Tenants have shifted their hunger for a new home to the countryside and the suburbs rather than the city, creating a big gap in rental demand.
Rental asking prices in out-of-town and suburban areas have jumped 11 per cent, compared to 2 per cent in urban areas, Rightmove data shows.
It compared the asking prices for more than 300,000 rental homes on its website in February 2020 with August 2021.
This three-bedroom house in Upper Sheringham, Norfolk, can be rented for £1,100 a month via Brown & Co letting agents
London and city locations are seeing less demand than out-of-town areas from tenants
The shift follows the trend seen in the homebuyer market where demand for rural homes soared during the pandemic’s race for space and remote working.
Rightmove said that in the rental market, average asking prices in surburban areas had reached £1,041 a month, up from £940 in February 2020, an increase of £101.

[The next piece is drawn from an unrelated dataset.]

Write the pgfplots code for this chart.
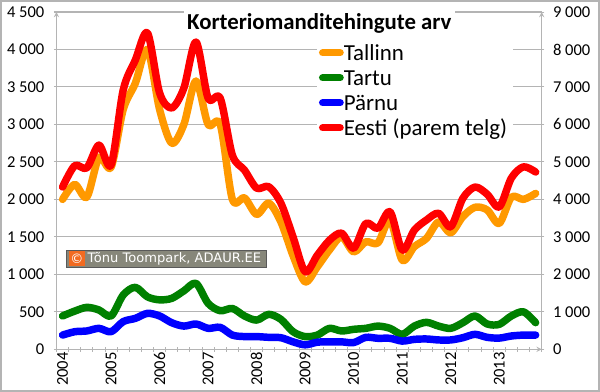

At the same time, rents in rural areas are up from £1,141 a month to £1,264 a month, an increase of £123.
Meanwhile, rental asking prices in urban areas are up by £25 during the same period, from £1,347 to £1,372.
Demand for more outdoor space among tenants has seen greater competition for rental properties in the countryside and the suburbs.
Rightmove said the number of homes available to rent in the suburbs has dropped 45 per cent compared to pre-pandemic levels. At the same time, the figure is down 61 per cent in rural areas.
It said tenant demand for each rental property in the suburbs has risen 155 per cent compared to pre-pandemic levels and is up a huge 224 per cent in rural locations.
Only 3 per cent of the rental properties listed on Rightmove are now in rural locations
This two-bedroom house in Mount Ambrose, Cornwall,is available to rent for £70 a month via letting agents Trelawny
Darren Ellis, of lettings agent Bradleys Group, said: ‘Across our offices, which cover Somerset, Devon and Cornwall, the demand for properties in rural and semi-rural areas has reached fever pitch, with multiple applications for almost every property since the start of the year.
‘As a result, tenants are offering above market prices to secure a property, and landlords can choose the application that best suits their position.
‘The shortage of available homes, whether it be flats or houses, means landlords are experiencing short void periods.
‘While the market cooled very slightly towards the end of the summer, this appears to only reflect the lack of property, and not the demand from tenants, so it is likely this market will carry on for the foreseeable months over winter.’
This three-bedroom detached bungalow in Roselea, in Scotland, is to let for £750 a month by agents Galbraith
Rightmove went on to explain that 64 per cent of the rental properties listed on its website are now in urban locations, up from 48 per cent since February 2020.
The proportion of available properties that are in the suburbs has dropped from 46 per cent to 33 per cent, while rural areas have declined from 6 per cent to just 3 per cent.
Competition for available rental properties has also increased in urban areas compared to before the pandemic – although significantly less than in suburban and rural areas – at 82 per cent.
The high levels of competition for rental homes in the countryside means that the average rental property in a rural location finds a tenant 18 days more quickly than before the pandemic.
Suburban properties find a tenant two weeks more quickly, and urban rentals find a tenant five days faster.
This three-bedroom semi-detached house in Aldercroft, Cumbria, is available to rent for £900 a month via letting agents Milne Moser
Tim Bannister, of Rightmove, said: ‘A notable impact of the pandemic on the rental market has been the change in distribution of available properties between urban and suburban areas.
‘While the proportion of homes available to rent in urban and suburban areas remained steady in the years leading up to the pandemic, the data shows a significant change in 2020 as more renters looked to the suburbs.
Letting agents report that prices have increased amid fierce competition for rental homes in rural locations.
‘A desire to relocate and move to a home with more space has meant that demand has greatly outstripped supply in these areas and also in rural locations, which in turn is propping up asking rents.
‘Now that more people are returning to offices at least part of the week, we’d expect to see greater demand for urban rentals over the coming months as more people need to be closer to work.
‘However, the scale of change we’ve seen over the course of the pandemic means this shift isn’t going to happen overnight, and it will be interesting to continue to monitor the lasting impacts of the pandemic on demand in the rental market for the rest of the year.’